__WHAT THE TASK REQUIRES__:
Print all of the lines exactly. Any picture among them stays out.

Records with drawing code:
---*---

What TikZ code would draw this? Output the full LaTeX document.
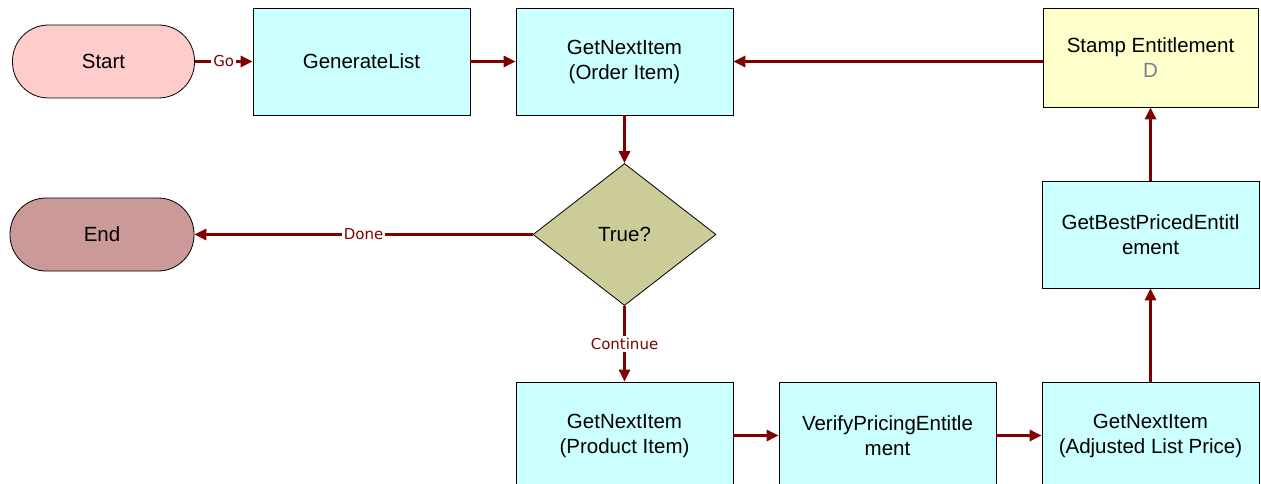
\documentclass[tikz,border=0pt]{standalone}
\usepackage{fontspec}
\setmainfont{Liberation Sans}
\newfontfamily\labelfont{DejaVu Sans}
\usepackage{tikz}
\usetikzlibrary{arrows,shapes}
\usetikzlibrary{arrows.meta}
\definecolor{flow}{RGB}{128, 0, 0}
\definecolor{stepfill}{RGB}{204, 255, 255}
\definecolor{stampfill}{RGB}{255, 255, 204}
\definecolor{startfill}{RGB}{255, 204, 204}
\definecolor{endfill}{RGB}{204, 153, 153}
\definecolor{checkfill}{RGB}{204, 204, 153}
\definecolor{idgray}{RGB}{125, 125, 150}
\tikzstyle{process}=[rectangle, draw, line width=0.8pt, minimum width=217pt, minimum height=107pt, inner sep=0pt, text centered, align=center, fill=stepfill, font=\fontsize{20.5}{25}\selectfont]
\tikzstyle{terminal}=[rectangle, rounded corners=36pt, draw, line width=0.8pt, minimum width=182pt, minimum height=73pt, inner sep=0pt, text centered, font=\fontsize{20.5}{25}\selectfont]
\tikzstyle{decision}=[diamond, draw, line width=0.8pt, minimum width=183pt, minimum height=142pt, inner sep=0pt, text centered, fill=checkfill, font=\fontsize{20.5}{25}\selectfont]
\tikzstyle{flowlabel}=[fill=white, inner sep=2pt, text=flow, font=\fontsize{15}{18}\labelfont]
\tikzstyle{flowline}=[draw, flow, line width=3pt, -{Triangle[length=12pt, width=11pt]}]

\begin{document}
\begin{tikzpicture}[x=1pt, y=-1pt, node distance=263pt]
      %
      \path[use as bounding box] (0,0) rectangle (1261,484);
      \clip (0,0) rectangle (1261,484);
      %
      % Start --> GenerateList* --> GetNextItem (Order Item)*
      %
      \path node[process] (order) at (624.5,61.5) {GetNextItem\\(Order Item)};
      \path node[process, left of=order] (generate) {GenerateList};
      \path node[terminal, fill=startfill, left of=generate, xshift=5pt] (start) {Start};
      \path [flowline] (start.east) -- node[flowlabel] {Go} (generate.west);
      \path [flowline] (generate.east) -- (order.west);
      %
      % GetNextItem (Order Item) --> True?*
      %
      \path node[decision, below of=order, node distance=173pt] (check) {True?};
      \path [flowline] (order.south) -- (check.north);
      %
      % True? --> End*
      %
      \path node[terminal, fill=endfill, minimum width=184pt] (finish) at (102,234.5) {End};
      \path [flowline] (check.west) -- node[flowlabel] {Done} (finish.east);
      %
      % True? --> GetNextItem (Product Item)* --> VerifyPricingEntitlement* --> GetNextItem (Adjusted List Price)*
      %
      \path node[process, below of=check, node distance=201pt] (product) {GetNextItem\\(Product Item)};
      \path [flowline] (check.south) -- node[flowlabel] {Continue} (product.north);
      \path node[process, right of=product] (verify) {VerifyPricingEntitle\\ment};
      \path [flowline] (product.east) -- (verify.west);
      \path node[process, right of=verify] (adjusted) {GetNextItem\\(Adjusted List Price)};
      \path [flowline] (verify.east) -- (adjusted.west);
      %
      % GetNextItem (Adjusted List Price) --> GetBestPricedEntitlement* --> Stamp Entitlement*
      %
      \path node[process, above of=adjusted, node distance=201pt] (best) {GetBestPricedEntitl\\ement};
      \path [flowline] (adjusted.north) -- (best.south);
      \path node[process, fill=stampfill, minimum width=215pt, minimum height=99pt, above of=best, node distance=177pt] (stamp) {Stamp Entitlement\\\textcolor{idgray}{D}};
      \path [flowline] (best.north) -- (stamp.south);
      %
      % Stamp Entitlement --> GetNextItem (Order Item)
      %
      \path [flowline] (stamp.west |- order.east) -- (order.east);
      %
\end{tikzpicture}
\end{document}
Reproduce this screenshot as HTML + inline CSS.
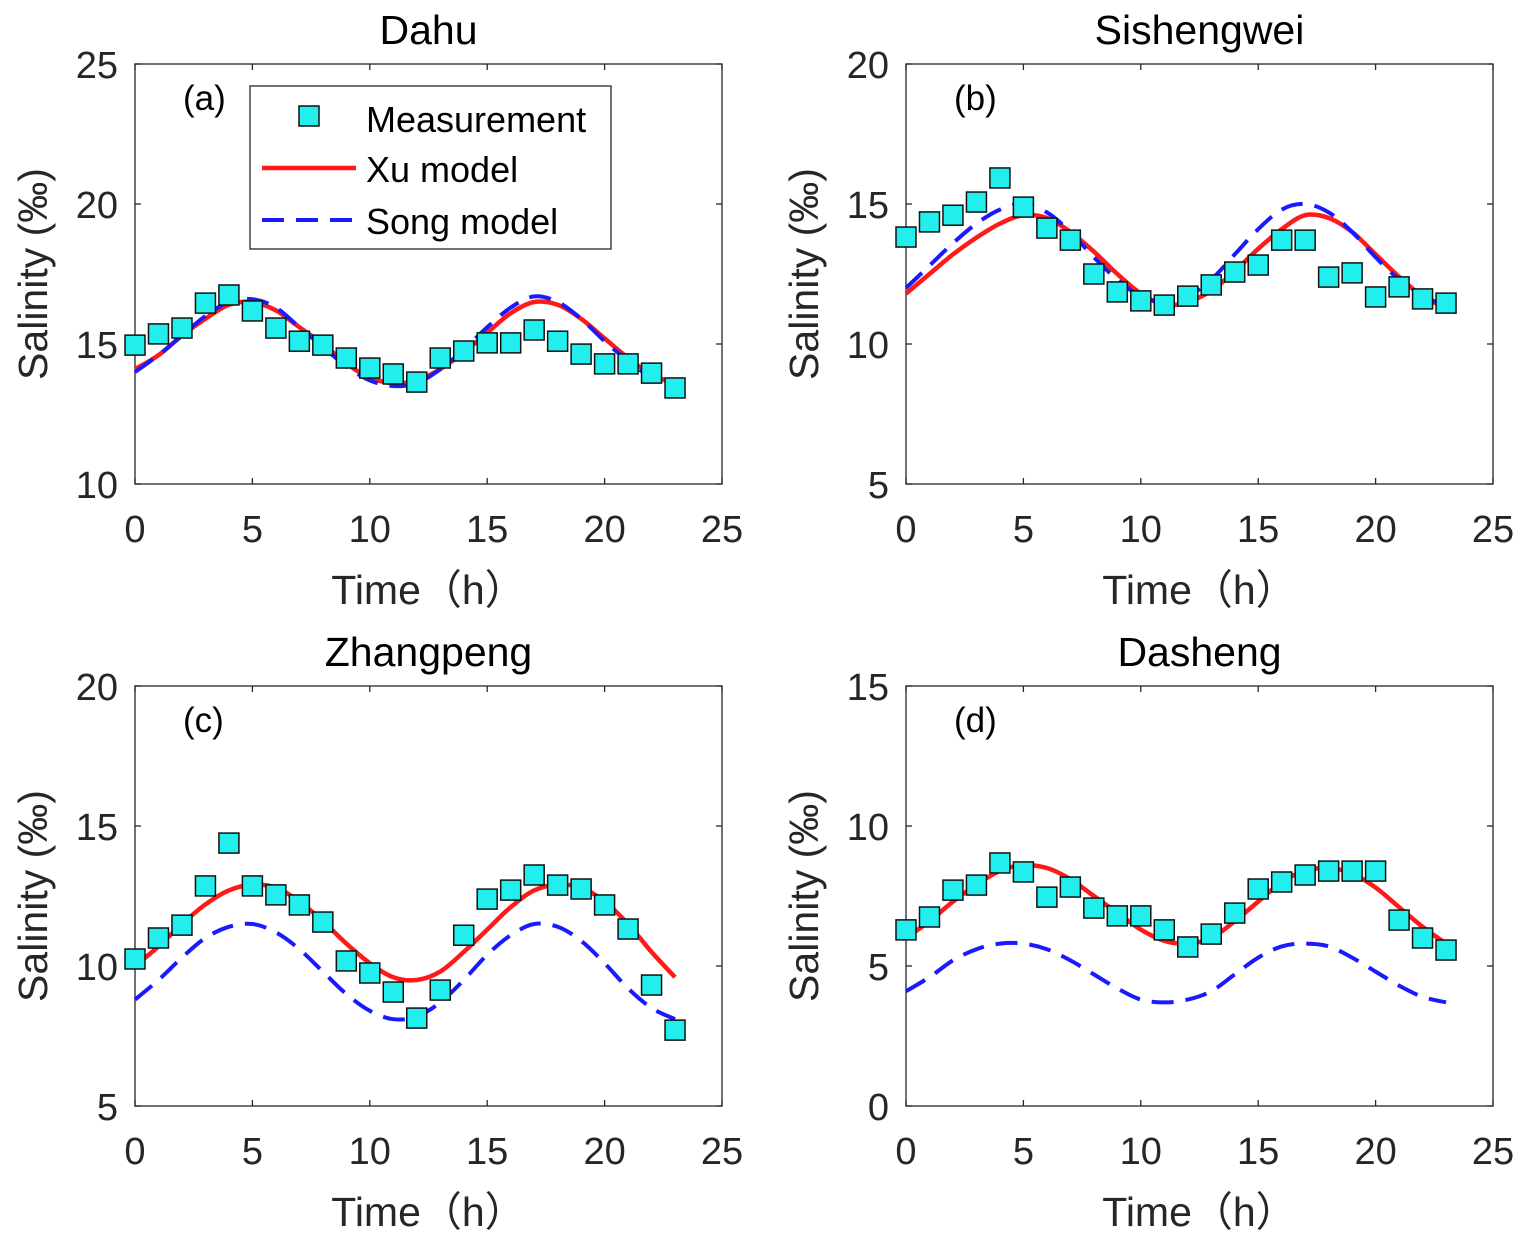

---*---

__ANSWER BELOW__:
What TikZ code would draw this? Output the full LaTeX document.
\documentclass[tikz,border=0pt]{standalone}
\usepackage{fontspec}
\setmainfont{Liberation Sans}
\newfontfamily\labelfont{DejaVu Sans}
\usepackage{tikz}
\usetikzlibrary{arrows,shapes}
\usetikzlibrary{arrows.meta}
\definecolor{flow}{RGB}{128, 0, 0}
\definecolor{stepfill}{RGB}{204, 255, 255}
\definecolor{stampfill}{RGB}{255, 255, 204}
\definecolor{startfill}{RGB}{255, 204, 204}
\definecolor{endfill}{RGB}{204, 153, 153}
\definecolor{checkfill}{RGB}{204, 204, 153}
\definecolor{idgray}{RGB}{125, 125, 150}
\tikzstyle{process}=[rectangle, draw, line width=0.8pt, minimum width=217pt, minimum height=107pt, inner sep=0pt, text centered, align=center, fill=stepfill, font=\fontsize{20.5}{25}\selectfont]
\tikzstyle{terminal}=[rectangle, rounded corners=36pt, draw, line width=0.8pt, minimum width=182pt, minimum height=73pt, inner sep=0pt, text centered, font=\fontsize{20.5}{25}\selectfont]
\tikzstyle{decision}=[diamond, draw, line width=0.8pt, minimum width=183pt, minimum height=142pt, inner sep=0pt, text centered, fill=checkfill, font=\fontsize{20.5}{25}\selectfont]
\tikzstyle{flowlabel}=[fill=white, inner sep=2pt, text=flow, font=\fontsize{15}{18}\labelfont]
\tikzstyle{flowline}=[draw, flow, line width=3pt, -{Triangle[length=12pt, width=11pt]}]

\begin{document}
\begin{tikzpicture}[x=1pt, y=-1pt, node distance=263pt]
      %
      \path[use as bounding box] (0,0) rectangle (1261,484);
      \clip (0,0) rectangle (1261,484);
      %
      % Start --> GenerateList* --> GetNextItem (Order Item)*
      %
      \path node[process] (order) at (624.5,61.5) {GetNextItem\\(Order Item)};
      \path node[process, left of=order] (generate) {GenerateList};
      \path node[terminal, fill=startfill, left of=generate, xshift=5pt] (start) {Start};
      \path [flowline] (start.east) -- node[flowlabel] {Go} (generate.west);
      \path [flowline] (generate.east) -- (order.west);
      %
      % GetNextItem (Order Item) --> True?*
      %
      \path node[decision, below of=order, node distance=173pt] (check) {True?};
      \path [flowline] (order.south) -- (check.north);
      %
      % True? --> End*
      %
      \path node[terminal, fill=endfill, minimum width=184pt] (finish) at (102,234.5) {End};
      \path [flowline] (check.west) -- node[flowlabel] {Done} (finish.east);
      %
      % True? --> GetNextItem (Product Item)* --> VerifyPricingEntitlement* --> GetNextItem (Adjusted List Price)*
      %
      \path node[process, below of=check, node distance=201pt] (product) {GetNextItem\\(Product Item)};
      \path [flowline] (check.south) -- node[flowlabel] {Continue} (product.north);
      \path node[process, right of=product] (verify) {VerifyPricingEntitle\\ment};
      \path [flowline] (product.east) -- (verify.west);
      \path node[process, right of=verify] (adjusted) {GetNextItem\\(Adjusted List Price)};
      \path [flowline] (verify.east) -- (adjusted.west);
      %
      % GetNextItem (Adjusted List Price) --> GetBestPricedEntitlement* --> Stamp Entitlement*
      %
      \path node[process, above of=adjusted, node distance=201pt] (best) {GetBestPricedEntitl\\ement};
      \path [flowline] (adjusted.north) -- (best.south);
      \path node[process, fill=stampfill, minimum width=215pt, minimum height=99pt, above of=best, node distance=177pt] (stamp) {Stamp Entitlement\\\textcolor{idgray}{D}};
      \path [flowline] (best.north) -- (stamp.south);
      %
      % Stamp Entitlement --> GetNextItem (Order Item)
      %
      \path [flowline] (stamp.west |- order.east) -- (order.east);
      %
\end{tikzpicture}
\end{document}
Reproduce this screenshot as HTML + inline CSS.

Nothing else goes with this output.